Absent Spouse

October 13 2019 | by

DEAR DR. POPCAK: I dearly love my hubbie of 30 years. We have had a wonderful, happy life together, crowned with 4 healthy kids who are now grown up and living away from us. He is now 60 and I am 58.

The strange thing is that, for the first time in my life, I am beginning to feel jealous of him. This is because, for the last 2 years, he has been busy in a number of clubs and associations active in various charitable causes, so he is often away in the evenings. On top of all this he is also active as an adult overseer of children in a mountaineering club. This means that he is away most weekends as well.

I know that it is a good and holy thing to work for charitable causes, but I am beginning to feel lonely at home: I would like to have his presence at least during weekends. Isn’t it a duty, not only to look after your neighbor, but also to look after your spouse?


The Catholic Church thinks very differently about marriage and family life than the world does. Others tend to think of marriage and family as something that exists solely for the couple’s benefit. For these folks, caring for one’s marriage and family can feel a little selfish – especially when there are so many other important causes in the world.

But the Church teaches that marriage and family life is, itself, a ministry. In fact, creating a strong, loving, intimate, dynamic, and prayerful, ‘domestic church life’ is the single most important ministry work a Catholic married man or woman can do.

Marriage is a ‘vocation’ in the eyes of the Church. A vocation is the primary path through which we grow in holiness and share God’s blessing with the world. There are only two official vocations in the Church: Holy Orders and Marriage. In the context of living out your particular vocation, you might also engage in certain ministries/apostolates. But any apostolate work a husband or wife does must be secondary to, and supportive of, their vocation to marriage. It certainly cannot compete with it.

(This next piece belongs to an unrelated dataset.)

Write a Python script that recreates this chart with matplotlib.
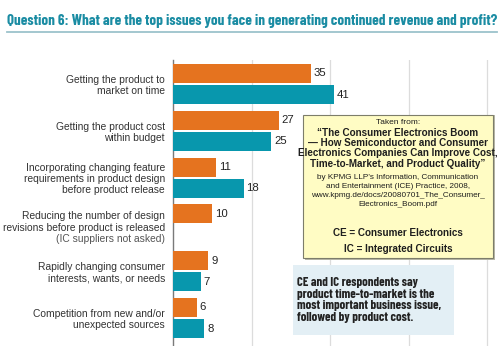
import matplotlib.pyplot as plt
import numpy as np
from matplotlib.patches import Rectangle
from matplotlib.transforms import blended_transform_factory

# survey answers, percent of respondents
issues = [
    "Getting the product to\nmarket on time",
    "Getting the product cost\nwithin budget",
    "Incorporating changing feature\nrequirements in product design\nbefore product release",
    "Reducing the number of design\nrevisions before product is released",
    "Rapidly changing consumer\ninterests, wants, or needs",
    "Competition from new and/or\nunexpected sources",
]
ce_values = [35, 27, 11, 10, 9, 6]
ic_values = [41, 25, 18, np.nan, 7, 8]
ic_note = "(IC suppliers not asked)"

title = "Question 6: What are the top issues you face in generating continued revenue and profit?"
source_lines = [
    ("Taken from:", 6.0, "normal"),
    ("\u201cThe Consumer Electronics Boom", 7.1, "bold"),
    ("\u2014 How Semiconductor and Consumer", 7.1, "bold"),
    ("Electronics Companies Can Improve Cost,", 7.1, "bold"),
    ("Time-to-Market, and Product Quality\u201d", 7.1, "bold"),
    ("by KPMG LLP\u2019s Information, Communication", 5.9, "normal"),
    ("and Entertainment (ICE) Practice, 2008,", 5.9, "normal"),
    ("www.kpmg.de/docs/20080701_The_Consumer_", 5.9, "normal"),
    ("Electronics_Boom.pdf", 5.9, "normal"),
    ("CE = Consumer Electronics", 7.1, "bold"),
    ("IC = Integrated Circuits", 7.1, "bold"),
]
source_y = [122, 132.5, 143, 153.5, 164, 177.5, 186.5, 195.5, 204.5, 233, 249]
callout = "CE and IC respondents say\nproduct time-to-market is the\nmost important business issue,\nfollowed by product cost."

ORANGE = "#e5731f"
TEAL = "#0897ad"
COND = "Barlow Condensed"
W, H = 500, 346

fig = plt.figure(figsize=(W / 100, H / 100), dpi=100)
fig.patch.set_facecolor("white")
renderer = fig.canvas.get_renderer()


def fx(x):
    return x / W


def fy(y):
    return 1 - y / H


def fit_width(t, px):
    # rescale a text so its rendered width is px pixels
    w = t.get_window_extent(renderer).width
    t.set_fontsize(t.get_fontsize() * px / w)


# plot area
ax = fig.add_axes([fx(173), 0, fx(W - 173), 1 - (60 / H)])
n = len(issues)
y = np.arange(n)
step = 46.8
top = -(84 - 60) / step
bottom = top + (H - 60) / step
bh = 19 / step
off = 10.5 / step

ax.barh(y - off, ce_values, height=bh, color=ORANGE, zorder=3)
ax.barh(y + off, ic_values, height=bh, color=TEAL, zorder=3)
ax.set_ylim(bottom, top)
ax.set_xlim(0, (W - 173) / 3.93)
ax.set_xticks([20, 40, 60, 80])
ax.grid(axis="x", color="#dcdcdc", linewidth=0.9, zorder=0)
ax.tick_params(left=False, bottom=False, labelleft=False, labelbottom=False)
for s in ["top", "right", "bottom"]:
    ax.spines[s].set_visible(False)
ax.spines["left"].set_color("#7a7a7a")
ax.spines["left"].set_linewidth(1.0)

for i in range(n):
    ax.text(ce_values[i] + 0.7, y[i] - off, str(ce_values[i]), va="center", ha="left",
            fontsize=8.2, color="#222222", family="Liberation Sans")
    if not np.isnan(ic_values[i]):
        ax.text(ic_values[i] + 0.7, y[i] + off, str(int(ic_values[i])), va="center", ha="left",
                fontsize=8.2, color="#222222", family="Liberation Sans")

# category labels to the left of the axis
lab_tr = blended_transform_factory(fig.transFigure, ax.transData)
line = 11.6 / step
for i, lab in enumerate(issues):
    if i == 3:
        y0 = y[i] - 0.05
        ax.text(fx(165), y0, lab, transform=lab_tr, ha="right", va="center",
                fontsize=7.4, color="#333333", family="Liberation Sans", linespacing=1.15)
        ax.text(fx(165), y0 + 1.46 * line, ic_note, transform=lab_tr, ha="right", va="center",
                fontsize=7.4, color="#555555", family="Liberation Sans")
    else:
        ax.text(fx(165), y[i] + 0.03, lab, transform=lab_tr, ha="right", va="center",
                fontsize=7.4, color="#333333", family="Liberation Sans", linespacing=1.15)

# heading with rule underneath
t = fig.text(fx(7), fy(21.5), title, ha="left", va="center", fontsize=12, fontweight="bold",
             color="#1a8ca3", family=COND)
fit_width(t, 490)
fig.add_artist(plt.Line2D([fx(7), fx(497)], [fy(31.5), fy(31.5)], color="#9cc3cc", linewidth=1.3))

# source box with shadow
fig.add_artist(Rectangle((fx(305), fy(260)), fx(190), (260 - 115) / H, facecolor="#b8b8a8",
                         edgecolor="none", zorder=4))
fig.add_artist(Rectangle((fx(303), fy(258)), fx(190), (258 - 115) / H, facecolor="#fffcc4",
                         edgecolor="#7d7d6a", linewidth=0.8, zorder=5))
for (txt, fs, fw), yy in zip(source_lines, source_y):
    fig.text(fx(398), fy(yy), txt, ha="center", va="center", fontsize=fs, fontweight=fw,
             color="#1e1e1e", family="Liberation Sans", zorder=6)

# summary callout
fig.add_artist(Rectangle((fx(293), fy(335)), fx(454 - 293), (335 - 265) / H, facecolor="#e3eff5",
                         edgecolor="none", zorder=4))
c = fig.text(fx(297), fy(300), callout, ha="left", va="center", fontsize=9, fontweight="bold",
             color="#222222", family=COND, linespacing=1.05, zorder=6)
fit_width(c, 145)

fig.savefig("out.png", dpi=100)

Imagine that your pastor doesn’t show up for Mass for weeks on end. Now imagine the pastor explaining that it’s because he has a really important ministry commitment (making food baskets for the homeless, or teaching at the Catholic school, or whatever) that prevents him from consistently showing up to celebrate Mass, and you just have to deal with it. Would this be okay?

The correct answer (if there was any doubt) is “no.” Why? Because as noble as these other ministries are, the pastor’s vocation as a priest is primarily rooted in the privilege of celebrating the Eucharist. It’s one thing if an emergency comes up once in a while that he needs to attend to. But if handling ongoing responsibilities associated with another ministry the pastor is involved in gets in the way of his actually being as a priest, his life is seriously out of order.

Similarly, Catholic couples and families are encouraged to engage in ministry work (preferably together), but if the ministry/charitable work a husband or wife does competes with their ability to properly attend to the physical, emotional, and spiritual needs of the members of their domestic church, their lives are grossly out of order no matter how well intended they may be.

Catholics believe that marriage and family life is a ministry for several reasons. First, husbands, wives, and children are meant to be ‘icons of the Trinity’. That is, they are meant to be physical signs to each other of how passionately and faithfully God loves each of them. You can’t be a physical sign of God’s passionate, faithful love for your spouse and kids if you’re never home. Second, families are meant to be a sign of God’s love to the world. Your neighbors should be drawn to your faith because they see how much your family loves each other, and that God inspires you to love each other that way. That is what authentic evangelization entails – seeing the practical difference Christian love makes. Beyond this, families may also do whatever evangelizing or charitable efforts they can (again, preferably together), as long as those efforts also support the health and vitality of their domestic church first.

Too many Christians think that ‘building God’s Kingdom’ means going out and saving the world. It doesn’t. ‘Building the Kingdom’ means healing and tending our relationships – first and foremost. Tell your husband it’s time to come home and celebrate the ministry of domestic church life.